The 55th Oda Memorial Meet went off as scheduled Thursday in Hiroshima with off and on rain leaving a wet track for most of the day.
In the women's 5000 m, Teresia Muthoni (Daiso) set a meet record 15:06.76 for the win, with runner-up Naomi Muthoni (Univ. Ent.) the only other runner under the Olympic standard at 15:08.07. Japan-based Kenyans took five of the top six positions. Kazuna Kanetomo (Kyocera) won the B-heat in 15:55.24.
Kenyans swept the top three spots in the men's 5000 m A-heat, with local high schooler Cosmas Mwangi (Sera H.S.) taking 1st in 13:22.80. Keita Sato (Rakunan H.S.), who turned 17 in January, was 4th in 13:42.50, the 4th-best time ever by a Japanese high schooler and over 3 seconds under the previous U18 national record. The men's 3000 m also turned out high-level results, with Keisuke Morita (Komori Corp.) leading the top six under 8:00 in a meet record 7:53.01.

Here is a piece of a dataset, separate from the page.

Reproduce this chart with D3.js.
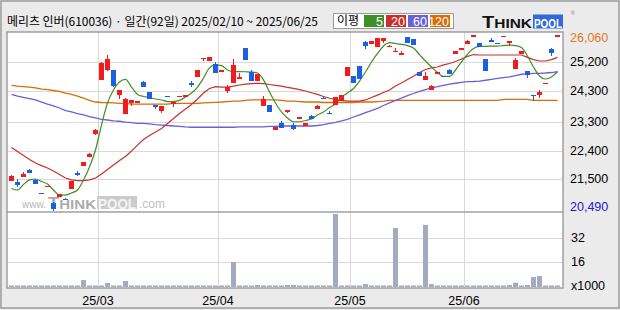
<!DOCTYPE html>
<html><head><meta charset="utf-8">
<script src="https://cdn.jsdelivr.net/npm/d3@7"></script>
<style>html,body{margin:0;padding:0;background:#ebebeb;}svg{display:block}</style>
</head><body>
<svg id="c" width="620" height="310"></svg>
<script>
// ---------- DATA ----------
const title = "메리츠 인버(610036) · 일간(92일) 2025/02/10 ~ 2025/06/25";
const dates = [
"2025-02-10","2025-02-11","2025-02-12","2025-02-13","2025-02-14","2025-02-17","2025-02-18","2025-02-19","2025-02-20","2025-02-21",
"2025-02-24","2025-02-25","2025-02-26","2025-02-27","2025-02-28",
"2025-03-04","2025-03-05","2025-03-06","2025-03-07","2025-03-10","2025-03-11","2025-03-12","2025-03-13","2025-03-14","2025-03-17",
"2025-03-18","2025-03-19","2025-03-20","2025-03-21","2025-03-24","2025-03-25","2025-03-26","2025-03-27","2025-03-28","2025-03-31",
"2025-04-01","2025-04-02","2025-04-03","2025-04-04","2025-04-07","2025-04-08","2025-04-09","2025-04-10","2025-04-11","2025-04-14",
"2025-04-15","2025-04-16","2025-04-17","2025-04-18","2025-04-21","2025-04-22","2025-04-23","2025-04-24","2025-04-25","2025-04-28",
"2025-04-29","2025-04-30",
"2025-05-02","2025-05-07","2025-05-08","2025-05-09","2025-05-12","2025-05-13","2025-05-14","2025-05-15","2025-05-16","2025-05-19",
"2025-05-20","2025-05-21","2025-05-22","2025-05-23","2025-05-26","2025-05-27","2025-05-28","2025-05-29","2025-05-30",
"2025-06-02","2025-06-04","2025-06-05","2025-06-09","2025-06-10","2025-06-11","2025-06-12","2025-06-13","2025-06-16","2025-06-17",
"2025-06-18","2025-06-19","2025-06-20","2025-06-23","2025-06-24","2025-06-25"];

const open = [21450,21420,21575,21790,21475,21055,21240,20745,20925,20870,21195,21705,21925,22210,22940,
24650,24950,24960,24165,23555,23915,23905,24570,24260,23850,23670,24130,23880,24130,24150,24540,24745,25345,25255,25150,
24945,24285,24555,24685,25655,24895,24620,23830,23840,23065,23280,23640,23215,23455,23195,23500,23735,24080,23600,23860,23975,24780,
24760,25085,25845,25795,25700,25890,25715,25555,25435,25995,25935,24905,24650,24335,24880,24765,24970,25465,25605,
25795,26055,25815,25310,25910,25810,26025,25825,25000,25465,24930,24160,24155,24540,25625,26055];
const high = [21640,21505,21725,21830,21505,21055,21290,20760,21030,20890,21440,21760,22045,22330,23090,
25215,25445,24960,24325,24080,24010,23990,24620,24260,23850,23810,24130,23945,24135,24155,24600,24960,25350,25360,25225,
24950,24485,25300,24855,25655,24960,24835,24135,23840,23145,23350,23690,23270,23460,23280,23535,23850,24125,23660,24105,24165,25055,
24760,25085,25890,25870,25965,25965,25760,25665,25570,25995,25935,24905,24885,24485,24885,24765,25000,25560,25655,
25910,26060,25815,25310,25975,25810,26030,25880,25330,25560,24930,24160,24315,24545,25665,26060];
const low = [21450,21260,21575,21685,21345,21050,21240,20490,20925,20830,21195,21600,21925,22210,22900,
24650,24930,24430,24040,23555,23820,23905,24410,24050,23735,23605,24125,23795,24130,24150,24430,24745,25255,25255,24875,
24945,24220,24555,24685,25285,24620,24620,23830,23640,23065,23130,23605,23060,23455,23195,23405,23735,24030,23595,23860,23975,24780,
24555,24685,25635,25795,25700,25805,25680,25555,25435,25825,25750,24780,24650,24335,24825,24745,24840,25465,25605,
25795,26055,25700,24940,25855,25805,26025,25730,25000,25465,24715,23985,24080,24540,25415,26055];
const close = [21610,21315,21670,21705,21355,21050,21290,20565,21030,20860,21440,21640,22045,22285,23050,
25170,25310,24460,24325,24050,24010,23970,24410,24050,23795,23810,24125,23945,24135,24155,24475,24960,25350,25360,24875,
24950,24420,25120,24740,25285,24620,24835,24030,23640,23145,23130,23690,23100,23460,23280,23405,23820,24030,23595,24105,24165,25055,
24555,24685,25720,25870,25965,25965,25720,25560,25490,25825,25750,24780,24770,24450,24885,24745,24840,25560,25655,
25880,26060,25700,24940,25855,25805,26030,25880,25275,25560,24800,24155,24270,24545,25500,26060];

const volume = [0,0,0,0,0,0,0,0,0,0,0,0,4500,0,0,0,2600,0,0,3900,
0,0,0,0,0,0,0,0,0,0,0,0,0,0,0,0,0,16200,0,0,
0,1300,0,0,0,0,1300,1300,0,0,0,0,0,0,47400,0,0,0,0,1900,
0,0,0,0,38300,0,0,0,0,40300,1900,0,0,0,0,0,0,0,0,0,
0,0,0,1300,2800,0,1300,6500,7100,0,0,0];

const ma5 = [21205,21155,21330,21475,21505,21425,21345,21155,20995,20995,
21060,21155,21475,21885,22425,23215,23915,24325,24580,24660,
24420,24185,24120,24090,24040,24010,23960,23960,23995,24105,
24230,24420,24705,25025,25120,25100,24960,24910,24910,24905,
24895,24865,24645,24260,23915,23630,23440,23320,23320,23360,
23405,23535,23630,23770,23880,24105,24230,24375,24610,24895,
25215,25485,25720,25830,25800,25770,25735,25655,25450,25245,
25055,24880,24755,24755,24960,25215,25465,25640,25710,25710,
25720,25720,25735,25750,25735,25675,25405,25055,24770,24675,
24740,24910];
const ma20 = [22505,22375,22250,22125,22010,21930,21855,21760,21645,21535,
21475,21455,21455,21475,21535,21665,21805,21950,22090,22220,
22390,22580,22755,22885,22995,23105,23265,23420,23580,23725,
23865,24040,24230,24375,24435,24420,24420,24450,24485,24515,
24530,24540,24530,24500,24475,24450,24410,24380,24340,24295,
24240,24185,24120,24065,24025,23995,23975,23975,23975,24010,
24090,24165,24245,24325,24450,24550,24660,24760,24880,24975,
25025,25055,25120,25165,25230,25310,25390,25450,25435,25435,
25435,25435,25435,25435,25435,25435,25360,25290,25245,25245,
25290,25360];
const ma60 = [24185,24135,24095,24055,24010,23945,23880,23820,23755,23675,
23630,23580,23535,23485,23440,23395,23375,23350,23335,23310,
23290,23270,23265,23250,23230,23215,23200,23185,23175,23155,
23145,23145,23145,23145,23145,23145,23145,23145,23160,23160,
23160,23160,23160,23175,23175,23185,23185,23185,23185,23185,
23185,23200,23230,23265,23300,23345,23395,23470,23535,23610,
23675,23745,23835,23915,23995,24070,24150,24215,24285,24340,
24390,24430,24475,24510,24540,24570,24590,24595,24610,24635,
24665,24695,24720,24745,24785,24825,24840,24850,24855,24865,
24880,24905];
const ma120 = [24470,24450,24435,24420,24390,24355,24340,24310,24280,24230,
24185,24135,24070,23995,23945,23930,23925,23915,23905,23900,
23880,23880,23880,23880,23880,23880,23880,23900,23900,23900,
23900,23905,23915,23925,23935,23945,23960,23975,23975,23995,
24010,24010,24010,24010,24010,23995,23975,23975,23960,23945,
23945,23945,23930,23930,23930,23930,23930,23930,23945,23945,
23945,23960,23975,23995,24000,24000,24000,24000,24000,24000,
24000,24000,24000,24000,24000,24000,24000,24000,24000,24000,
24000,24000,24030,24030,24030,24030,24030,24000,24000,24000,
24000,24000];

const priceGrid = [25200, 24300, 23300, 22400, 21500];
const priceLabels = ["25,200","24,300","23,300","22,400","21,500"];
const maxPrice = 26060, minPrice = 20490;
const maxLabel = "26,060", minLabel = "20,490";
const volGrid = [16000, 32000];
const volLabels = ["16","32"];
const volUnit = "x1000";
const monthStarts = ["2025-03-04","2025-04-01","2025-05-02","2025-06-02"];
const monthLabels = ["25/03","25/04","25/05","25/06"];
const legendNames = ["5","20","60","120"];
const legendColors = ["#3f8f29","#c8302b","#6b5ed8","#d96c05"];

// ---------- CHART ----------
const svg = d3.select("#c");
const FONT = "'Liberation Sans', Arial, sans-serif";
const KFONT = "'Noto Sans CJK KR', 'Noto Sans', sans-serif";
const P = {l:7, r:563, t:32, m:212, b:288};

svg.append("rect").attr("x",1).attr("y",1).attr("width",618).attr("height",307)
  .attr("fill","#ebebeb").attr("stroke","#9c9c9c").attr("stroke-width",1.5);

const x = d3.scaleBand().domain(dates).range([8, 560]);
const y = d3.scaleLinear().domain([minPrice, maxPrice]).range([211, 35.3]);
const yv = d3.scaleLinear().domain([0, 48700]).range([287, 212]);
const cx = d => x(d) + 3.5;

// panels
svg.append("rect").attr("x",P.l).attr("y",P.t).attr("width",P.r-P.l).attr("height",P.m-P.t).attr("fill","#fff");
svg.append("rect").attr("x",P.l).attr("y",P.m).attr("width",P.r-P.l).attr("height",P.b-P.m).attr("fill","#fff");

const grid = svg.append("g").attr("stroke","#d9d9d9").attr("stroke-width",1).attr("shape-rendering","crispEdges");
priceGrid.forEach(v => grid.append("line").attr("x1",P.l).attr("x2",P.r).attr("y1",Math.round(y(v))+0.5).attr("y2",Math.round(y(v))+0.5));
volGrid.forEach(v => grid.append("line").attr("x1",P.l).attr("x2",P.r).attr("y1",Math.round(yv(v))+0.5).attr("y2",Math.round(yv(v))+0.5));
monthStarts.forEach(d => grid.append("line").attr("x1",x(d)+0.5).attr("x2",x(d)+0.5).attr("y1",P.t).attr("y2",P.b));

// watermark
const wm = svg.append("g");
wm.append("text").attr("x",22).attr("y",208).attr("font-family",FONT).attr("font-size",10).attr("fill","#b8b8b8").text("www.");
wm.append("text").attr("x",48).attr("y",208.5).attr("font-family",FONT).attr("font-weight","bold").attr("fill","#ababab")
  .attr("textLength",48).attr("lengthAdjust","spacingAndGlyphs")
  .call(t=>{t.append("tspan").attr("font-size",16).text("T");t.append("tspan").attr("font-size",13).text("HINK");});
wm.append("rect").attr("x",97).attr("y",196).attr("width",40).attr("height",13).attr("fill","#cbcbcb");
wm.append("text").attr("x",98).attr("y",208.5).attr("font-family",FONT).attr("font-weight","bold").attr("font-size",14)
  .attr("fill","#f4f4f4").attr("textLength",38).attr("lengthAdjust","spacingAndGlyphs").text("POOL");
wm.append("text").attr("x",139).attr("y",208).attr("font-family",FONT).attr("font-size",12).attr("fill","#c2c2c2").text(".com");

// moving averages
const mkLine = curve => d3.line().x((v,i)=>cx(dates[i])).y(v=>y(v)).curve(curve);
const maG = svg.append("g").attr("fill","none").attr("stroke-width",1);
maG.append("path").attr("d",mkLine(d3.curveLinear)(ma120)).attr("stroke",legendColors[3]).attr("stroke-width",1.3);
maG.append("path").attr("d",mkLine(d3.curveLinear)(ma60)).attr("stroke",legendColors[2]).attr("stroke-width",1.3);
maG.append("path").attr("d",mkLine(d3.curveLinear)(ma20)).attr("stroke",legendColors[1]).attr("stroke-width",1.2);
maG.append("path").attr("d",mkLine(d3.curveMonotoneX)(ma5)).attr("stroke",legendColors[0]).attr("stroke-width",1.2);

// candles
const UP = "#f01b1b", DN = "#1d5fe3";
const cg = svg.append("g").attr("shape-rendering","crispEdges");
dates.forEach((d,i) => {
  const col = close[i] >= open[i] ? UP : DN;
  const top = y(Math.max(open[i], close[i])), bot = y(Math.min(open[i], close[i]));
  cg.append("rect").attr("x",x(d)+3).attr("width",1).attr("y",y(high[i])).attr("height",Math.max(1,y(low[i])-y(high[i]))).attr("fill",col);
  cg.append("rect").attr("x",x(d)+1).attr("width",5).attr("y",top).attr("height",Math.max(1.2,bot-top)).attr("fill",col);
});

// volume
const vg = svg.append("g");
dates.forEach((d,i) => {
  const yy = volume[i] > 0 ? yv(volume[i]) : 285.5;
  vg.append("rect").attr("x",x(d)+1).attr("width",5).attr("y",yy).attr("height",287-yy).attr("fill","#a3abc3");
});

// panel borders
svg.append("rect").attr("x",P.l).attr("y",P.t).attr("width",P.r-P.l).attr("height",P.b-P.t)
  .attr("fill","none").attr("stroke","#a0a0a0").attr("stroke-width",1.5);
svg.append("line").attr("x1",P.l).attr("x2",P.r).attr("y1",P.m).attr("y2",P.m).attr("stroke","#a0a0a0").attr("stroke-width",1.5);

// right axis labels
const ax = svg.append("g").attr("font-family",FONT).attr("font-size",12.5).attr("dominant-baseline","central");
priceGrid.forEach((v,i) => ax.append("text").attr("x",570).attr("y",y(v)).attr("fill","#000").text(priceLabels[i]));
ax.append("text").attr("x",570).attr("y",Math.max(38,y(maxPrice))).attr("fill","#e07a1e").text(maxLabel);
ax.append("text").attr("x",570).attr("y",Math.min(207,y(minPrice))).attr("fill","#1a1ad2").text(minLabel);
volGrid.forEach((v,i) => ax.append("text").attr("x",571).attr("y",yv(v)).attr("fill","#000").text(volLabels[i]));
ax.append("text").attr("x",571).attr("y",286).attr("fill","#000").text(volUnit);

// x labels
const xl = svg.append("g").attr("font-family",FONT).attr("font-size",12.5).attr("text-anchor","middle").attr("dominant-baseline","central");
monthStarts.forEach((d,i) => xl.append("text").attr("x",x(d)).attr("y",300.5).attr("fill","#000").text(monthLabels[i]));

// title
svg.append("text").attr("x",7).attr("y",25.5).attr("font-family",KFONT).attr("font-size",12).attr("fill","#000")
  .attr("textLength",311).attr("lengthAdjust","spacingAndGlyphs").text(title);

// legend
const lg = svg.append("g");
lg.append("rect").attr("x",333.5).attr("y",13.5).attr("width",120).attr("height",15).attr("fill","#fff").attr("stroke","#9a9a9a");
lg.append("text").attr("x",337).attr("y",25).attr("font-family",KFONT).attr("font-size",12).attr("fill","#000").text("이평");
const lx = [364, 386, 408, 430];
legendNames.forEach((n,i) => {
  lg.append("rect").attr("x",lx[i]).attr("y",15).attr("width",20).attr("height",12).attr("fill",legendColors[i]);
  lg.append("text").attr("x",lx[i]+19).attr("y",25.5).attr("text-anchor","end").attr("font-family",FONT).attr("font-size",12.5).attr("fill","#fff").text(n);
});

// logo
const lo = svg.append("g");
lo.append("text").attr("x",482).attr("y",27.7).attr("font-family",FONT).attr("font-weight","bold").attr("fill","#111")
  .attr("textLength",50).attr("lengthAdjust","spacingAndGlyphs")
  .call(t=>{t.append("tspan").attr("font-size",17).text("T");t.append("tspan").attr("font-size",13).text("HINK");});
lo.append("rect").attr("x",533).attr("y",14.5).attr("width",30).attr("height",14).attr("fill","#3168dc");
lo.append("text").attr("x",534).attr("y",27.5).attr("font-family",FONT).attr("font-weight","bold").attr("font-size",13)
  .attr("fill","#fff").attr("textLength",28).attr("lengthAdjust","spacingAndGlyphs").text("POOL");
lo.append("text").attr("x",571).attr("y",15).attr("font-family",FONT).attr("font-size",5).attr("fill","#777").text("®");
</script>
</body></html>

Another meet record came in the women's 3000 m steeplechase, with collegiate star Reimi Yoshimura (Daito Bunka Univ.) getting the better of rival Yuno Yamanaka (Ehime Ginko), winner of the 2000 mSC at last week's Hyogo Relay Carnival. Yoshimura ran 9:51.47 to Yamanaka's 9:53.00, both clearing the old record.
Yet another new record came in the men's 3000 m steeplechase, where Philemon Kiplagat (Aisan Kogyo), Ryuji Miura (Juntendo Univ.) and 2020 national champ Kosei Yamaguchi (Aisan Kogyo) kicked past Rio Olympian Kazuya Shiojiri (Fujitsu) in the last 200 m to all go under the old meet record. Kiplagat took 1st in a new record of 8:25.13, Miura next in 8:25.31 and Yamaguchi 3rd in 8:26.52. All three came up short of the Olympic standard of 8:22.00, which both Kiplagat and Miura broke last summer outside the qualifying window.
Outside the distance events, the national records fell in both the women's 100 m hurdles and men's 110 m hurdles. In the women's race, Asuka Terada (Japan Create) bettered her own record in 12.96 (+1.6 m/s) to win the final. Taio Kanai (Mizuno) took the men's final with a new record of 13.16 (+1.7 m/s), runner-up Shunsuke Izumiya (Juntendo Univ.) also bettering his own collegiate national record in 13.33 but coming up 0.01 short fo the Olympic standard.
No records fell in the women's or men's 100 m, the latter the most hyped-up event of the meet. Arisa Kimishima (DK Shiken) won the women's final in 11.64 (+0.9 m/s), with Ryota Yamagata (Seiko) taking the top men's spot in 10.14 (+0.1 m/s) over fellow big guns Yuki Koike (Sumitomo Denko), Yoshihide Kiryu (Nihon Seimei) and Shuhei Tada (Sumitomo Denko).